### What to do
Only the lines from the start of the data to the line containing "const legendLines = [['Aumentará", both included, should be output, exactly and without pictures.

### Collected data
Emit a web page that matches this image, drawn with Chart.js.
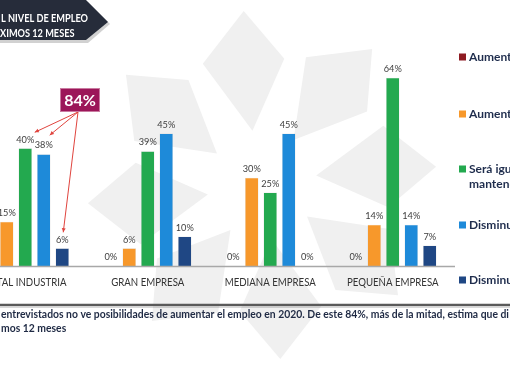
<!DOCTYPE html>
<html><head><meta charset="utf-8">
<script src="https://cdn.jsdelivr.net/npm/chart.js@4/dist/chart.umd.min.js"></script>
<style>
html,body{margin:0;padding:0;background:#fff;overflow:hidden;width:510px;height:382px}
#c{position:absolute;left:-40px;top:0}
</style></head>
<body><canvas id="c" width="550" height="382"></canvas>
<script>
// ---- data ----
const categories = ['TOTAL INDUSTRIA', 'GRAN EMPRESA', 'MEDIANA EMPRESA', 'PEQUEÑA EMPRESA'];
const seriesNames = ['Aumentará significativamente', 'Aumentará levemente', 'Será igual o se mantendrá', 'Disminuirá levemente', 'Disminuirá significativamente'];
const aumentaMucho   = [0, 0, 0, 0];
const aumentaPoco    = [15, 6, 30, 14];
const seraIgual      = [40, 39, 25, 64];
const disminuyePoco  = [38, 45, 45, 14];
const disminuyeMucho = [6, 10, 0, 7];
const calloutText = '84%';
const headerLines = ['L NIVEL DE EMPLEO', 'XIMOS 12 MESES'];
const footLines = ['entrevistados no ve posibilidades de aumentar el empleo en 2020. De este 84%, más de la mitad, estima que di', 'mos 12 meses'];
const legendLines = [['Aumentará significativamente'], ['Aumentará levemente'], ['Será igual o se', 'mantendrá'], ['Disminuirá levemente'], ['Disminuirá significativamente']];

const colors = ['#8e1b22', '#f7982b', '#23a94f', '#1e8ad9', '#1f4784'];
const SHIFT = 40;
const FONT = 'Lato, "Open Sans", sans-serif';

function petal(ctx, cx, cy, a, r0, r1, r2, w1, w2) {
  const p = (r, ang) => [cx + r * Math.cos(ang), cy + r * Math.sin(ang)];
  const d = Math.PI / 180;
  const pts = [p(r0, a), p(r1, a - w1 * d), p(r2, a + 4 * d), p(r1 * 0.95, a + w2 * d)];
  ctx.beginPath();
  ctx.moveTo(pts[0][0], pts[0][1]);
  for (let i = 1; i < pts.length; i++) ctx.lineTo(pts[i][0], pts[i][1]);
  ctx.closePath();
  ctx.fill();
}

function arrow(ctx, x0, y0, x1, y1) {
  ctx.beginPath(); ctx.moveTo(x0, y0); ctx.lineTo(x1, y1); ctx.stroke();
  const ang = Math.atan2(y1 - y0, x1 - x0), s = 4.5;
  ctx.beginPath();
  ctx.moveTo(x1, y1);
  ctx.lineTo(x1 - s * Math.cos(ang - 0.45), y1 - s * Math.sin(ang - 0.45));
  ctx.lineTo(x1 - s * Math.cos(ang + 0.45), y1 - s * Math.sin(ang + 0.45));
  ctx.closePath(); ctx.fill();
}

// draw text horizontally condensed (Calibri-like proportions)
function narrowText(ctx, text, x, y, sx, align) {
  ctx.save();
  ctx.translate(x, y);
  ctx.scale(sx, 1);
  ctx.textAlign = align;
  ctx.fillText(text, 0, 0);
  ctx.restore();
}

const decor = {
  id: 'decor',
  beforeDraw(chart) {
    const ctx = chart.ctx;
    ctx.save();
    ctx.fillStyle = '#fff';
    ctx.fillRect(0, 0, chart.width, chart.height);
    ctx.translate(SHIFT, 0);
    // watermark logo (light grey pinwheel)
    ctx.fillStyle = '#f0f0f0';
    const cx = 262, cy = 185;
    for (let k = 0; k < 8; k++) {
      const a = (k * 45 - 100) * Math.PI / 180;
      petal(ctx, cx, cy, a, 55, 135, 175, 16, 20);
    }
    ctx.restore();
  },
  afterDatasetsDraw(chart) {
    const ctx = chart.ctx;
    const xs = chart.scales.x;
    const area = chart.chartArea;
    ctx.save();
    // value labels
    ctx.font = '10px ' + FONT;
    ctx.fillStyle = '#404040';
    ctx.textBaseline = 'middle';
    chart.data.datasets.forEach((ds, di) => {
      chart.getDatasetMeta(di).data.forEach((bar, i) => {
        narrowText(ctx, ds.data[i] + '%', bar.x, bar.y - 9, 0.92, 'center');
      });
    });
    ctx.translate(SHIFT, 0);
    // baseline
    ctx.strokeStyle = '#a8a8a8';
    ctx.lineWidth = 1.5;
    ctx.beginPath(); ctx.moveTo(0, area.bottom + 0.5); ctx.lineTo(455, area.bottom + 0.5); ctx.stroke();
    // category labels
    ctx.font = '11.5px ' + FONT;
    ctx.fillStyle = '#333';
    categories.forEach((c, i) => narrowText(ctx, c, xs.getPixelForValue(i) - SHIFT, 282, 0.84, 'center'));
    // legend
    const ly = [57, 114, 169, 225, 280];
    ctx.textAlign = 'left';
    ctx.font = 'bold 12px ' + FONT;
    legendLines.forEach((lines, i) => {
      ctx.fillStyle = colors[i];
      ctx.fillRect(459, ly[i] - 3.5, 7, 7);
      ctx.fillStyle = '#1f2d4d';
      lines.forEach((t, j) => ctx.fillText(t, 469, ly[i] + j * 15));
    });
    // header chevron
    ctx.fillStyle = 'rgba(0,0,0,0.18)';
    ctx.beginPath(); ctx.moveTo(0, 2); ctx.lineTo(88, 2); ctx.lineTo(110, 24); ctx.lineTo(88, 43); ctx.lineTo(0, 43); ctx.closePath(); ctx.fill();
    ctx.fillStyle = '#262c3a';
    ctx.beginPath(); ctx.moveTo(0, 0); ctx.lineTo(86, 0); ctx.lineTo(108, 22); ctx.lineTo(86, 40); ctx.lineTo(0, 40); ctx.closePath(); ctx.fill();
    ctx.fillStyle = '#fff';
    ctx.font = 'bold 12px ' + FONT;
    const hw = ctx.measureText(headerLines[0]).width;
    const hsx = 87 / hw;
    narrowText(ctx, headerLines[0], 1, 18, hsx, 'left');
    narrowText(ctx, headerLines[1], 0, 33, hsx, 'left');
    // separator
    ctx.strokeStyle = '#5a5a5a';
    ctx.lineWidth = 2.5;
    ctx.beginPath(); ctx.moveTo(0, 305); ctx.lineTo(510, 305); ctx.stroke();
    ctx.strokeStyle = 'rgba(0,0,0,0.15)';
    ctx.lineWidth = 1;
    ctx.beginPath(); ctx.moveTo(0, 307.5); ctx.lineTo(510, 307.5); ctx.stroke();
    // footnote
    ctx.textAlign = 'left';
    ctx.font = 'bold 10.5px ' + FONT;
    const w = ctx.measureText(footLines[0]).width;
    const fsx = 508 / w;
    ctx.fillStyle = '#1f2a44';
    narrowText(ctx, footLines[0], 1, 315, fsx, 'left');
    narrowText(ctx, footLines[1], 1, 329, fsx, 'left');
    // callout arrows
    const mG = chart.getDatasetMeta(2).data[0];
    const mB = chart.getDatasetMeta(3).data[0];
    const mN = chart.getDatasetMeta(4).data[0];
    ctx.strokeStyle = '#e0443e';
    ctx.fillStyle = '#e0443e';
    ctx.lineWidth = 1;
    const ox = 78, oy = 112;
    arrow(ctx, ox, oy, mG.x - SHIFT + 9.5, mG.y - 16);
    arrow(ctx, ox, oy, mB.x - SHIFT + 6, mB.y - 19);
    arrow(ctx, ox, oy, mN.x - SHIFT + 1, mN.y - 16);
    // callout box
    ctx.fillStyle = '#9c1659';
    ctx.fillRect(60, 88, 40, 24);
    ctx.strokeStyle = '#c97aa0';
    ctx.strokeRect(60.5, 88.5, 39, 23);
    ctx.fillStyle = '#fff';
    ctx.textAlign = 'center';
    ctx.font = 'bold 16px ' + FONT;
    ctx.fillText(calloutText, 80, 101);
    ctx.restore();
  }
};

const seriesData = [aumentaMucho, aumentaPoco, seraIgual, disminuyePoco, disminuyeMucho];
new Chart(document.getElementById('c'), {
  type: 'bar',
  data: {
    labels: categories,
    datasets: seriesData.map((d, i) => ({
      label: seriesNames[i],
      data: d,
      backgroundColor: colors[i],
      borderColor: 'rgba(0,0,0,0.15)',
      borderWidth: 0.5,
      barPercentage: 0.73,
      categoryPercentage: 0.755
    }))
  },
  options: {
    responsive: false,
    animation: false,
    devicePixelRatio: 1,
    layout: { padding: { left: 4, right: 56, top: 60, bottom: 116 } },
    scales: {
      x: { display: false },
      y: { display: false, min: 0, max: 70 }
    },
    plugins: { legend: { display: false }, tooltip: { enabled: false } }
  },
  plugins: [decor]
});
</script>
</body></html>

### Result of the task
Emit a web page that matches this image, drawn with Chart.js.
<!DOCTYPE html>
<html><head><meta charset="utf-8">
<script src="https://cdn.jsdelivr.net/npm/chart.js@4/dist/chart.umd.min.js"></script>
<style>
html,body{margin:0;padding:0;background:#fff;overflow:hidden;width:510px;height:382px}
#c{position:absolute;left:-40px;top:0}
</style></head>
<body><canvas id="c" width="550" height="382"></canvas>
<script>
// ---- data ----
const categories = ['TOTAL INDUSTRIA', 'GRAN EMPRESA', 'MEDIANA EMPRESA', 'PEQUEÑA EMPRESA'];
const seriesNames = ['Aumentará significativamente', 'Aumentará levemente', 'Será igual o se mantendrá', 'Disminuirá levemente', 'Disminuirá significativamente'];
const aumentaMucho   = [0, 0, 0, 0];
const aumentaPoco    = [15, 6, 30, 14];
const seraIgual      = [40, 39, 25, 64];
const disminuyePoco  = [38, 45, 45, 14];
const disminuyeMucho = [6, 10, 0, 7];
const calloutText = '84%';
const headerLines = ['L NIVEL DE EMPLEO', 'XIMOS 12 MESES'];
const footLines = ['entrevistados no ve posibilidades de aumentar el empleo en 2020. De este 84%, más de la mitad, estima que di', 'mos 12 meses'];
const legendLines = [['Aumentará significativamente'], ['Aumentará levemente'], ['Será igual o se', 'mantendrá'], ['Disminuirá levemente'], ['Disminuirá significativamente']];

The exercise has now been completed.